I guess I draw the line somewhere between annoyance and anger. "God, this person is slow, what the hell, DO NOT DRIVE 20 MILES PER HOUR," seems OK to me. "What a fucking idiot. GET OFF THE ROAD! I cannot STAND slow drivers. If people can't fucking drive they should just stay home," is over the line.

And yes, I do see the irony in being intolerant towards the intolerant. But I don't think they're all idiots or assholes who should be killed or forbidden to live in the same cities as normal people or anything - I just think it's an unfortunate personality trait that a person should work to improve. And I find myself pretty much unwilling to hang out with people who unabashedly display it.

5 comments:

Sally said...

"I only get angry at the idiots" is one of the better making-the-fundamental-attribution-error observations I've heard lately.

The other day I was super-tired and had a bad headache when driving to school in the morning. I realized just how bad off I was when I finally recognized this weird clicking sound as not part of the CD playing that I hadn't noticed before, but that I had my turn blinker still on, for what had to have been a few minutes. This is perhaps the first time I've ever done that (or at least one of the very few since I don't recall a previous instance). But obviously the truth is clear - I am simply an IDIOT DRIVER.

Tam said...

Clearly. People like you should just stay home.
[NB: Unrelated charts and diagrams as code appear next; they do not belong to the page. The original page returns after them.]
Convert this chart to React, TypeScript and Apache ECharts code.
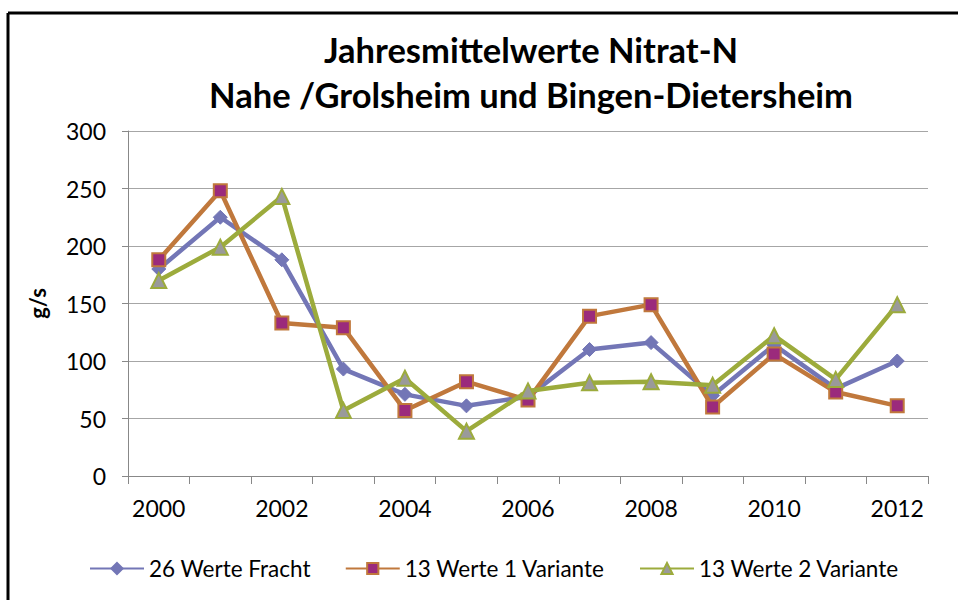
import React, { useEffect, useRef } from "react";
import * as echarts from "echarts";

const years = ["2000","2001","2002","2003","2004","2005","2006","2007","2008","2009","2010","2011","2012"];
const fracht26 = [180, 225, 188, 93, 71, 61, 69, 110, 116, 70, 114, 76, 100];
const variante1 = [188, 248, 133, 129, 57, 82, 66, 139, 149, 60, 106, 73, 61];
const variante2 = [170, 199, 243, 57, 85, 39, 74, 81, 82, 79, 122, 84, 149];
const seriesNames = ["26 Werte Fracht", "13 Werte 1 Variante", "13 Werte 2 Variante"];
const titleLines = ["Jahresmittelwerte Nitrat-N", "Nahe /Grolsheim und Bingen-Dietersheim"];
const yName = "g/s";

const FONT = "Lato";

export default function App() {
  const ref = useRef<HTMLDivElement>(null);
  useEffect(() => {
    if (!ref.current) return;
    const chart = echarts.init(ref.current, undefined, { renderer: "svg" });
    chart.setOption({
      animation: false,
      backgroundColor: "#ffffff",
      textStyle: { fontFamily: FONT },
      title: {
        text: titleLines.join("\n"),
        left: 526,
        textAlign: "center",
        top: 22,
        textStyle: { fontFamily: FONT, fontSize: 34.5, fontWeight: "bold", color: "#000", lineHeight: 45 },
      },
      graphic: [
        { type: "line", shape: { x1: 8, y1: 13, x2: 958, y2: 13 }, style: { stroke: "#000", lineWidth: 3 } },
        { type: "line", shape: { x1: 8, y1: 13, x2: 8, y2: 600 }, style: { stroke: "#000", lineWidth: 3 } },
      ],
      legend: {
        left: 84,
        top: 552,
        itemWidth: 54,
        itemHeight: 14,
        itemGap: 34,
        textStyle: { fontFamily: FONT, fontSize: 22.5, color: "#000" },
        data: seriesNames,
      },
      grid: { left: 128, right: 30, top: 131, bottom: 124, containLabel: false },
      xAxis: {
        type: "category",
        data: years,
        boundaryGap: true,
        axisLine: { lineStyle: { color: "#888888", width: 1 } },
        axisTick: { show: true, interval: 0, length: 8, lineStyle: { color: "#888888" } },
        axisLabel: { interval: 1, fontFamily: FONT, fontSize: 23, color: "#000", margin: 20 },
        splitLine: { show: false },
      },
      yAxis: {
        type: "value",
        min: 0,
        max: 300,
        interval: 50,
        name: yName,
        nameLocation: "middle",
        nameGap: 80,
        nameRotate: 90,
        nameTextStyle: { fontFamily: FONT, fontSize: 22, fontWeight: "bold", color: "#000" },
        axisLine: { show: true, lineStyle: { color: "#888888", width: 1 } },
        axisTick: { show: true, length: 6, lineStyle: { color: "#888888" } },
        axisLabel: { fontFamily: FONT, fontSize: 23, color: "#000", margin: 22 },
        splitLine: { show: true, lineStyle: { color: "#A6A6A6", width: 1 } },
      },
      series: [
        {
          name: seriesNames[0],
          type: "line",
          data: fracht26,
          symbol: "diamond",
          symbolSize: 14,
          lineStyle: { color: "#7376B6", width: 4.5 },
          itemStyle: { color: "#7376B6", borderColor: "#7376B6", borderWidth: 1 },
          z: 3,
        },
        {
          name: seriesNames[1],
          type: "line",
          data: variante1,
          symbol: "rect",
          symbolSize: 13,
          lineStyle: { color: "#C0783C", width: 4.5 },
          itemStyle: { color: "#9B2A7C", borderColor: "#C0783C", borderWidth: 2 },
          z: 4,
        },
        {
          name: seriesNames[2],
          type: "line",
          data: variante2,
          symbol: "triangle",
          symbolSize: 15,
          lineStyle: { color: "#9CAB3C", width: 4.5 },
          itemStyle: { color: "#9A9A9A", borderColor: "#9CAB3C", borderWidth: 2 },
          z: 5,
        },
      ],
    });
    return () => chart.dispose();
  }, []);
  return <div ref={ref} style={{ position: "absolute", left: 0, top: 0, width: 958, height: 600 }} />;
}
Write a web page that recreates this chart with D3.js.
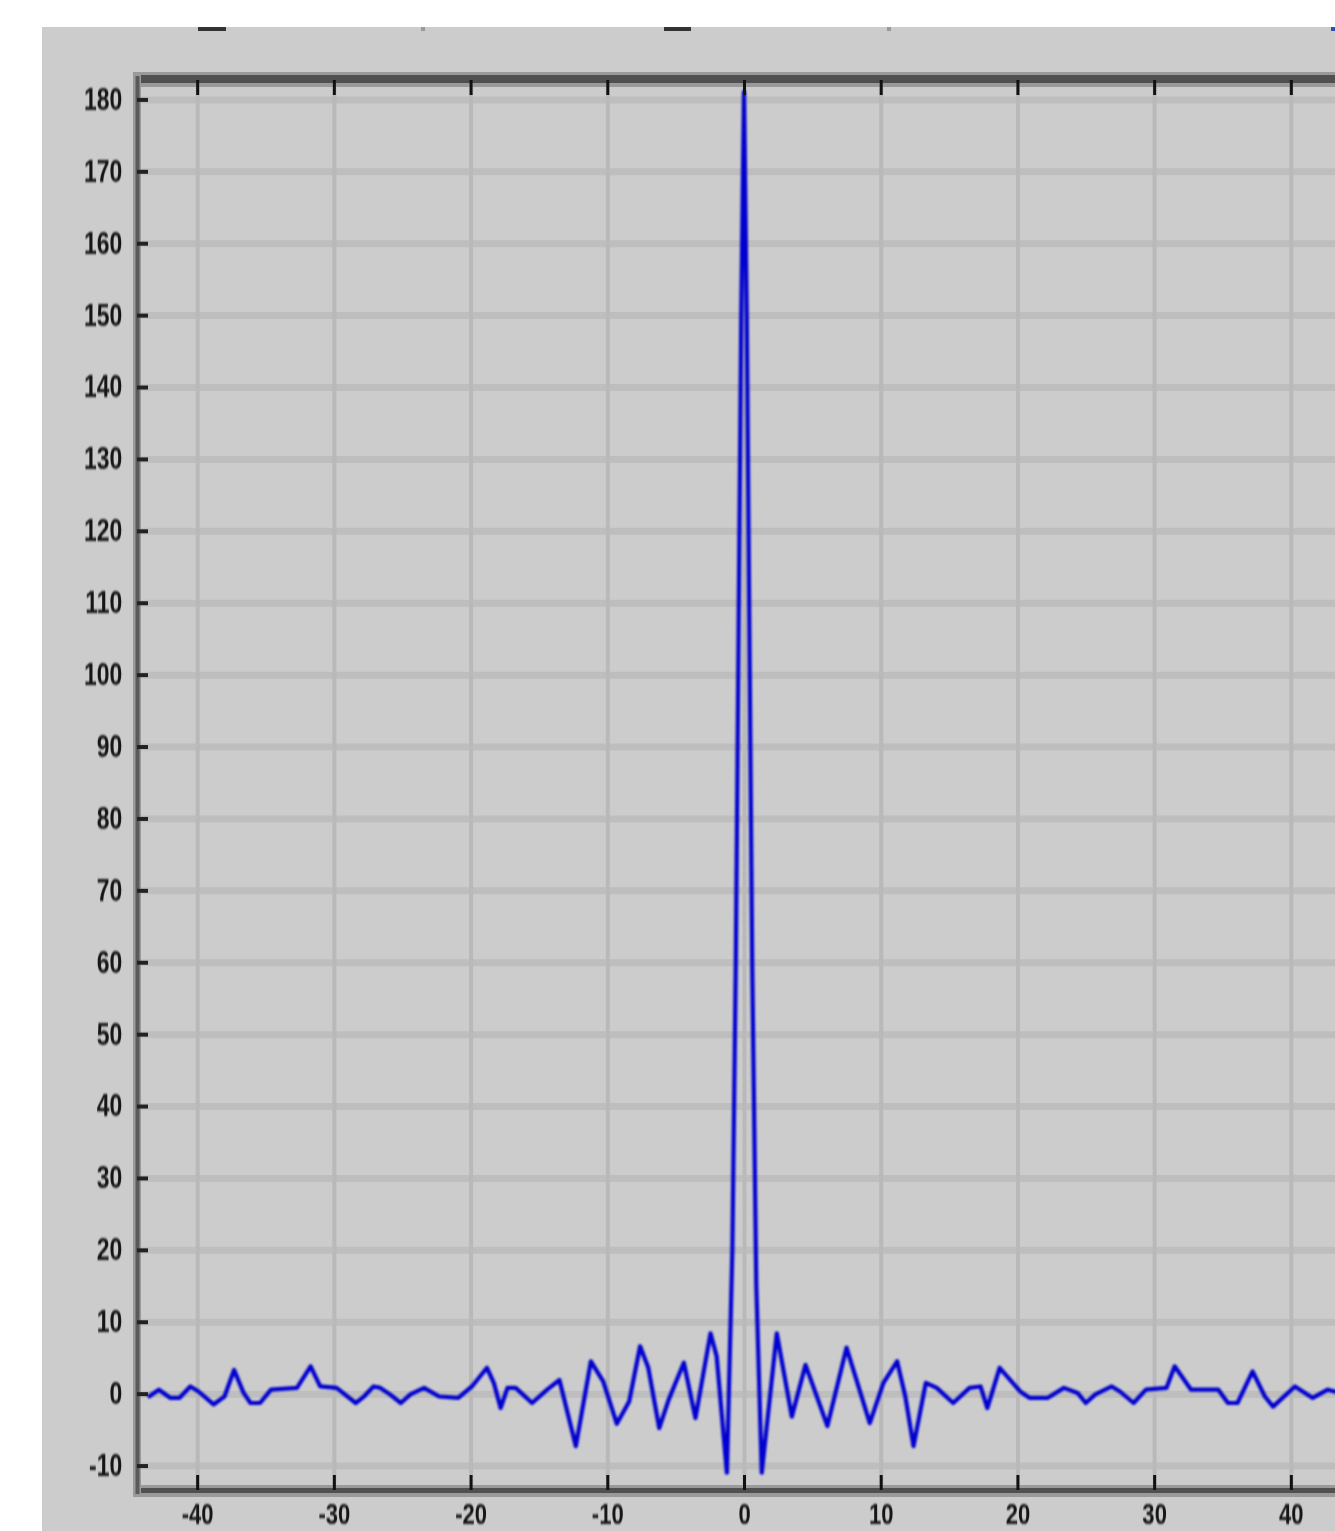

Seriously, is anyone NOT sometimes the idiot in traffic?

rvman said...

'Getting angry only at the idiots on the road' seems nicely symmetric with the 'bad boss maxim': "If you have one idiot boss, you have a problem. If you have a whole series of idiot bosses, you are the problem."

Tam said...

Along those lines, I tend to feel like people are kind of average all over, so that when you have a problem with people a lot, it is you and not them even if you're the better one in some sense. Like, my 2nd grade class didn't like me, and I bet no class of 2nd graders would have. It was me, not them, even if they were twits.

If that makes sense.

Debbie said...

Yes. Sometimes everyone else IS and idiot. And yes, that IS your problem.